Part 1: Data Scientist Foundation

Predictive Modeling Foundations

This section introduces the fundamentals of predictive modeling, emphasizing binary classification concepts and the logistic regression technique. By splitting data for training and testing, evaluating model metrics, and interpreting regression coefficients, learners gain the skills to develop initial predictive workflows that can guide business or research decisions.

FUNDAMENTALS OF PREDICTIVE MODELING & LOGISTIC REGRESSION

Learning Objectives

  • Understand binary classification metrics (accuracy, precision, recall, F1, ROC/AUC)
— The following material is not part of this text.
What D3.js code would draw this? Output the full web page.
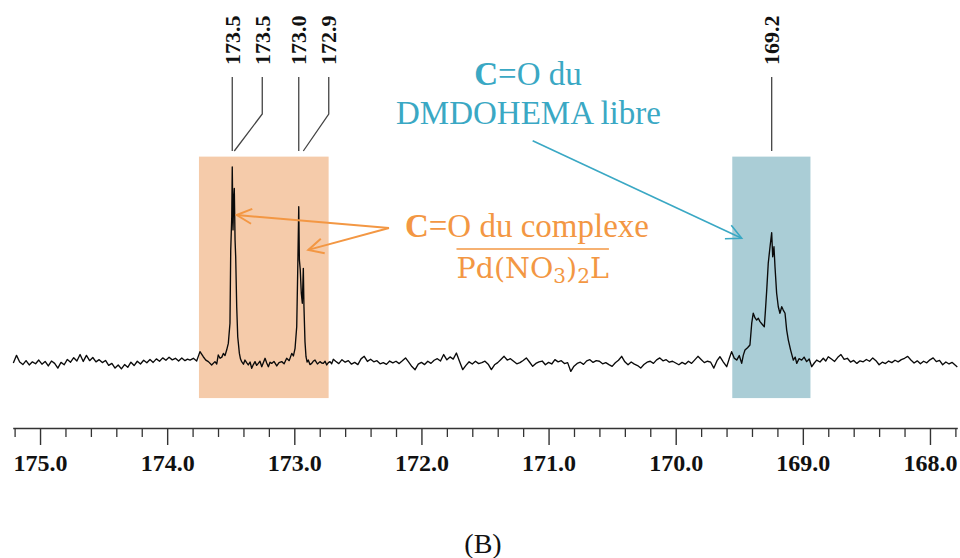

  • Build logistic regression models; interpret coefficients as log-odds/odds ratios

  • Split data (train/test) and assess performance with confusion matrices, ROC curves

Indicative Content

  • Classification Essentials

    • Confusion matrix, threshold choices, sensitivity/specificity

  • Logistic Regression

    • Sigmoid function, logit transformation, coefficient implications

  • Model Evaluation

    • Precision-recall, ROC curve, AUC, threshold tuning

TOOLS & METHODOLOGIES (PREDICTIVE MODELING FOUNDATIONS)

  • Python Libraries

    • Machine Learning: scikit-learn for train/test splits, logistic regression

    • Evaluation Tools: Libraries/functions for confusion matrices, ROC plots, AUC calculation

  • Binary Classification

    • Key metrics (accuracy, precision, recall, F1)

    • Assessing threshold adjustments for sensitivity vs. specificity

  • Logistic Regression

    • Log-odds interpretation, intercept vs. coefficient meaning

    • Potential for threshold tuning, model calibration